The government’s decision flies in the face of all the available evidence about overdose prevention. A broad consensus has developed among health and medical officials that providing users with a safe place to use drugs is an effective way to save lives. Use poisoned drugs in a washroom, an alley, a car or an apartment and you may die before help can come. Use under supervision and rescue is at hand if things go wrong. Those who operate these sites say they are saving lives every day.
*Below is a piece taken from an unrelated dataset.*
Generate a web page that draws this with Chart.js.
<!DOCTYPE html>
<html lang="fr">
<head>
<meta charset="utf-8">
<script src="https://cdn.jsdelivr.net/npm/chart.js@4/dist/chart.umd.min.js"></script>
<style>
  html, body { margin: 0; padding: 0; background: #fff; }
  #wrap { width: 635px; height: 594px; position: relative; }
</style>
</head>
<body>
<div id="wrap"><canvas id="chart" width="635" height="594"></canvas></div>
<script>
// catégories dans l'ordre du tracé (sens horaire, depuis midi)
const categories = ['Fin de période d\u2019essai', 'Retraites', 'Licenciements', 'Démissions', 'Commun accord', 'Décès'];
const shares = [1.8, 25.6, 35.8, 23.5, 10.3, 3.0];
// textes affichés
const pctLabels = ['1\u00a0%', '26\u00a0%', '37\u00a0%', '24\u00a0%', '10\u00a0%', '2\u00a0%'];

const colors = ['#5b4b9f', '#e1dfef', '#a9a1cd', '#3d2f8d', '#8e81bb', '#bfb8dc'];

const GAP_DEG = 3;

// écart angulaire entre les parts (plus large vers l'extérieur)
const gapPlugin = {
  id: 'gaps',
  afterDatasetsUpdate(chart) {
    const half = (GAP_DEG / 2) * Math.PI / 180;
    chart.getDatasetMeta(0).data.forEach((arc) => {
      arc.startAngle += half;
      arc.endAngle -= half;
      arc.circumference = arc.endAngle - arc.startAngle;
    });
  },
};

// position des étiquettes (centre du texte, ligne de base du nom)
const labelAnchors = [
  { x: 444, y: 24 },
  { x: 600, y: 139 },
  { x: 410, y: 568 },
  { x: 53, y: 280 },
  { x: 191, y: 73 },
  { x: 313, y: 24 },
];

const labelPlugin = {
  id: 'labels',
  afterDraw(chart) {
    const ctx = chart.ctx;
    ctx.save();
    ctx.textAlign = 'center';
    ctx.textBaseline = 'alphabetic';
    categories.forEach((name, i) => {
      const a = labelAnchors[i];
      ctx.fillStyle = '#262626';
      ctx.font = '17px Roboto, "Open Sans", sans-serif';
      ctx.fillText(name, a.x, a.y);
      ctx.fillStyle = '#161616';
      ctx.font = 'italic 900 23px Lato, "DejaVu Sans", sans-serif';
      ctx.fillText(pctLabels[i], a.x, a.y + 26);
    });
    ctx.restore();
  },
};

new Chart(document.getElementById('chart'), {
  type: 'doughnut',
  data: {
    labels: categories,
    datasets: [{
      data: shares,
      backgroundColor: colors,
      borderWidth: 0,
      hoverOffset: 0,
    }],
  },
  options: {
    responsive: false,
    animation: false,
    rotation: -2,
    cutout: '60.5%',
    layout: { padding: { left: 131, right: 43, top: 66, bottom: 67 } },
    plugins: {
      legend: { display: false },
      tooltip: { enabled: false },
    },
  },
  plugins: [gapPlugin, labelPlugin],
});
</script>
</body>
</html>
Why on earth would Mr. Ford want to stand in their way? The Progressive Conservative Leader said during this spring’s election campaign that he was “dead against” supervised drug-use sites. Stephen Harper leaned the same way when he was prime minister and opposed the expansion of supervised sites. So did Mr. Ford’s late brother Rob when he was running to be mayor of Toronto and criticized a downtown shelter for giving small amounts of wine and tobacco to homeless men.
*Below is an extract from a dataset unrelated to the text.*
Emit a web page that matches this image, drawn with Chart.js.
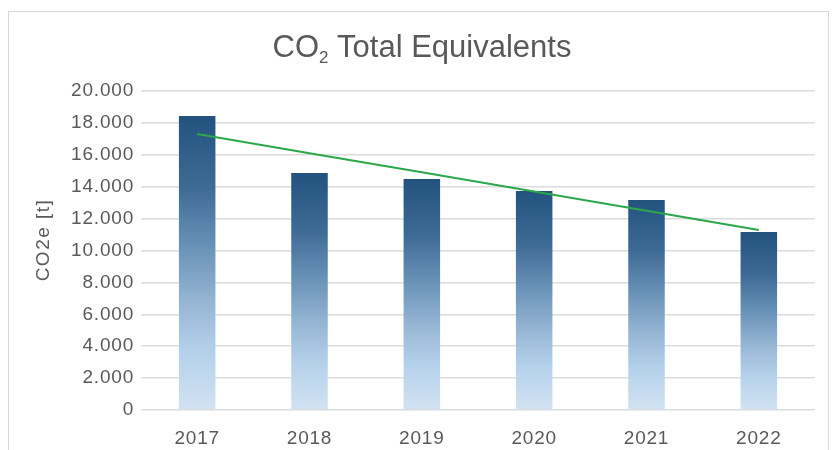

The worry seems to be that supervised sites facilitate, condone or even encourage drug use. That is not what they are about at all. Those who run them are not saying: Go ahead, use all you want, we approve wholeheartedly. They are saying: If you must use, use safely. We will provide a clean, secure place. We will give you clean needles so you won’t get a disease from injecting. We will have naloxone on hand to reverse your overdose and prevent your sudden death if you take bad drugs. We may even give you a drug-testing kit so you can avoid taking bad drugs in the first place.
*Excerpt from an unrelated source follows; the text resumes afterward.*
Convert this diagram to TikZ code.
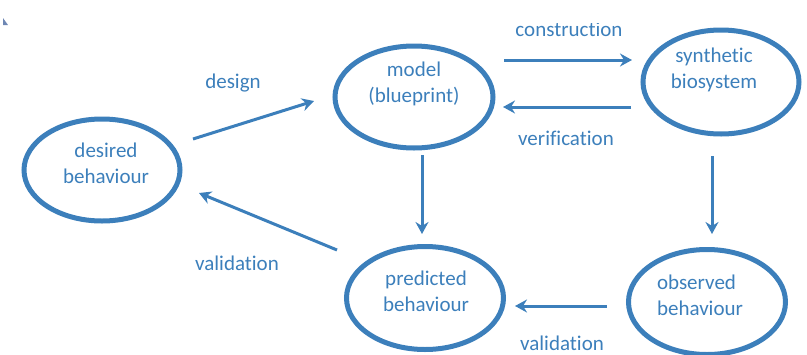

These are not meant to be reformatories. Those who run the sites don’t lecture users on the error of their ways. That would probably just drive them away. The aim is to be as welcoming and as helpful as possible to visitors, many of them damaged and struggling. Contact can sometimes be a step toward recovery. If clients are open to it, the sites can steer them to programs that may help them kick the habit, get treatment with a less harmful substitute drug, find housing or deal with mental-health issues.
As long ago as 2011, the Supreme Court of Canada ruled against the Harper government and said the pioneering Vancouver supervised injection outfit Insite could stay open. “Insite saves lives. Its benefits have been proven,” wrote the chief justice at the time, Beverley McLachlin.
That was before fentanyl. It was before the drug-poisoning crisis that is filling emergency departments and morgues across the country. The case for supervised sites is even stronger now, in the midst of an epidemic that leaves seven dead in 12 days in just one part of Toronto.
Ms. Elliott says she only wants to make sure public money is being spent wisely, lives are really being saved and the supervised sites are helping drug users get into rehab. If that is really the intent, fair enough. Every new government deserves to review what the previous one was doing. But let the review be swift and let it rely on facts, not prejudice. Lives depend on it.